Don't Part With Preferred Stocks
Following big price run-ups, most income categories are no longer cheap. But neither are they overvalued.
I don’t expect interest rates to move much before mid to late summer. When bond yields do bounce, you’ll barely notice. Yields on short-term debt might climb a quarter of a percentage point. Rates for long-term Treasury and corporate bonds and mortgage securities might work their way up by a half-point. For income investors, that is a benign outlook.
Yet my in-box is full of dire forecasts that 2015 will mark the beginning of a multiyear climb in rates to pre-2000 levels, when the benchmark 10-year Treasury paid more than 6%. The thinking is that with the U.S. economy improving, demand for credit will grow and the Federal Reserve will have to jack up rates to restrain inflation. I think this reasoning is unpersuasive and merely parrots the classic econ textbook line that rates take off when growth picks up.
But these aren’t old-school times. Yields in the U.S. are notably higher than those of other developed countries, and that attracts capital here. The break in oil prices means it’s unlikely that inflation will take off. And the economy is showing that it can expand by 3% without creating so much demand for credit that interest rates soar.
For investors, however, things have changed. In the winter of 2013–14, steals and deals were abundant in such categories as municipal bonds, real estate investment trusts and preferred stocks. Today, though, following big price run-ups, most income categories are no longer cheap. But neither are they overvalued.
So what’s an income investor to do? Let’s ponder the question through the prism of one winning high-yield exchange-traded fund, iShares U.S. Preferred Stock (symbol PFF). Thanks to its juicy yield (5.6% today) and the appreciation of many of its holdings, the ETF returned 12.9% in 2014 through December 5. If you’re lucky enough to own PFF, it’s natural to ask whether you should sell now or stay put.
Because selling high is a basic tenet of successful investing, I wouldn’t criticize anyone for lightening up on the ETF. After all, a 13% gain is well above the long-term annual return for common stocks, and it’s not much less than the 14.5% return in 2014 of Standard & Poor’s 500-stock index.

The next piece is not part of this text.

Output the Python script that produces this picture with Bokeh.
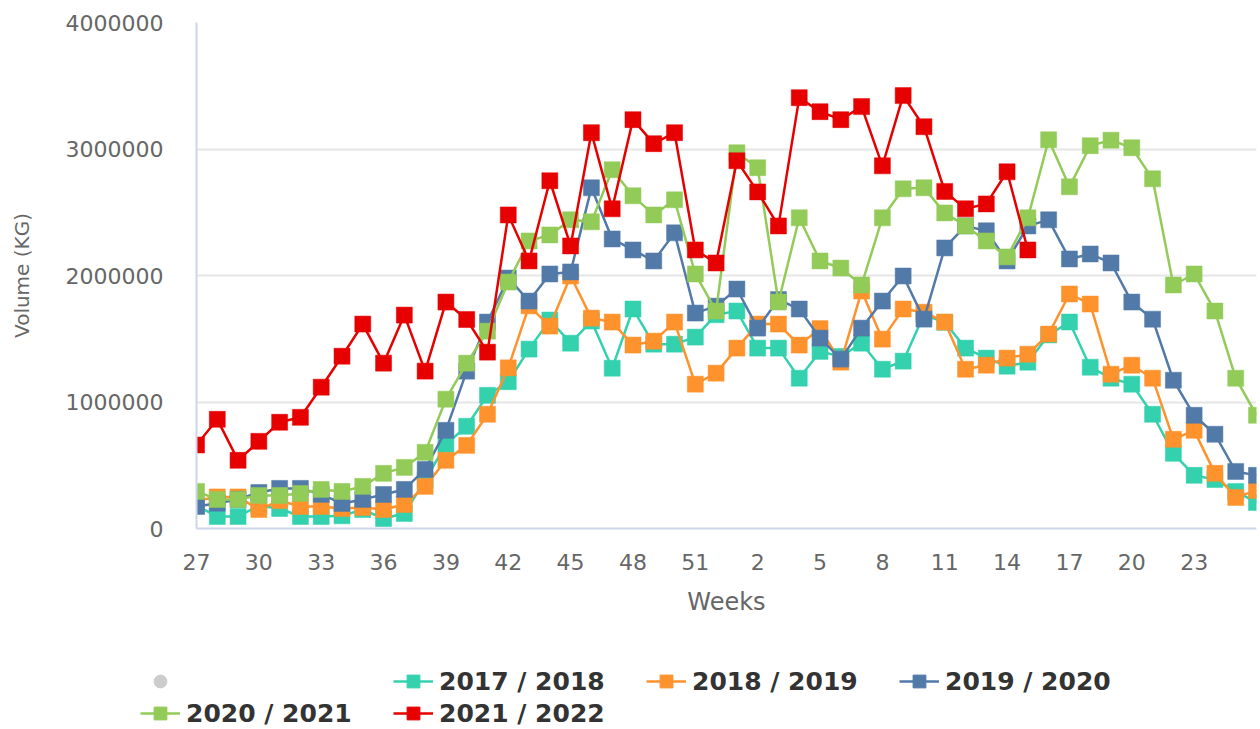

Preferred math. Moreover, opportunities for further appreciation are limited. When I recently cross-referenced the ETF’s 331 holdings with the preferred-stock price listings at www.wsj.com, I found that a slew of the preferreds were at their 52-week highs or only pennies short. For example, PFF holds a series of Royal Bank of Scotland preferreds with interest coupons that range from 5.75% to 7.65%; each began 2014 selling at nearly $20 per share, meaning the issues were yielding 7.2% to 9.6%. But by early December, each preferred was trading for more than $24. To duplicate the ETF’s 2014 performance in 2015, the Royal Bank preferreds (and others like them) would have to hit $27 or $28. Unless interest rates plunge in the coming year—that’s a bet even I wouldn’t make—such a development is unlikely.
However, I also wouldn’t object if you chose to hang on to the preferred ETF. First, the yield on your actual cost in PFF may be tough to match. If you bought the fund at the start of 2014 for about $37, your annual yield works out to 6.1%, not the 5.6% you would get if you bought today.
Second, a 5.6% current return isn’t bad in today’s low-yield world. Few mainstream income investments pay much more. The question you should ask yourself is whether 5.6% is fair compensation for the risks you take. Given decent economic growth and the low likelihood of interest rates jumping significantly, preferreds will probably hold their own in the coming year. So if you don’t want to sell PFF, you don’t have to.